Ma Lixia attended a year-long computer studies program in Beijing in 2003 which was offered free of charge.

The training changed the life of the poor rural woman from Tianshui in northwest China's Gansu Province. Due to economic difficulties, Ma originally stopped going to school after attending junior middle school.

"I have learnt new skills and am able to make a living for myself," said 19-year-old Ma, who now works at a hotel in Qingdao, east China's Shandong Province, and earns more than 500 yuan (US$60) a month.

Ma sends part of her salary back home to her father in the hope it will help improve the old man's life.

Although she is now employed, Ma has not stopped learning. In her spare time she continues to learn more about computers, and studies English by herself.
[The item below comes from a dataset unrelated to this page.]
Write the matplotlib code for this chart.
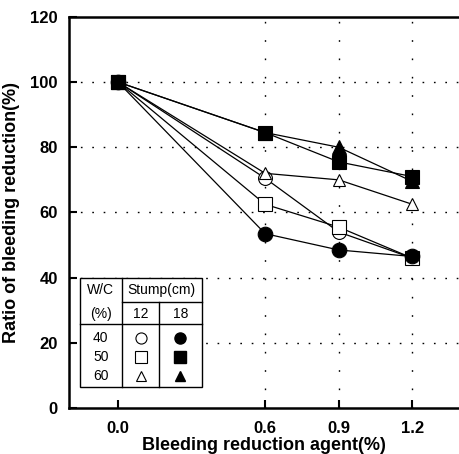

"I'm confident that my future will be better and better," she said.

From today, 34 young women like Ma will attend a three-month computer course at the Beijing-based Practical Skills Training School for Rural Women, according to the head of the school, Luo Zhaohong.

The women are from poor areas in provinces like Hebei, Gansu and Qinghai. Their expenses, including train tickets to Beijing and accommodation, are all covered by the school.

More training courses are under way to help poor rural women, she added.

Luo's school was established in 1998. By the end of last year, more than 3,600 young women from poor areas had benefited from training ranging from computer studies to hairdressing.

The women were picked by local women's unions, which then recommended them to the school.

Two-thirds of the women found jobs afterwards in cities.

The rest went home and tried to start their own businesses, Luo said.

"Our program aims to give women the skills that can help them find employment," Luo said. "Most trainees will be offered a job if they wants one after training."

She said most of those who were offered jobs went to big cities such as Beijing, Shanghai, Tianjin and Qingdao.

As the program is not profit-orientated, it costs the trainees either nothing or a very small sum, she said. The school is financially supported by donations from both home and abroad, and by government aid.

Some women, after studying at the school and getting a job, even give some money back to the school so that more women can be helped, Luo said.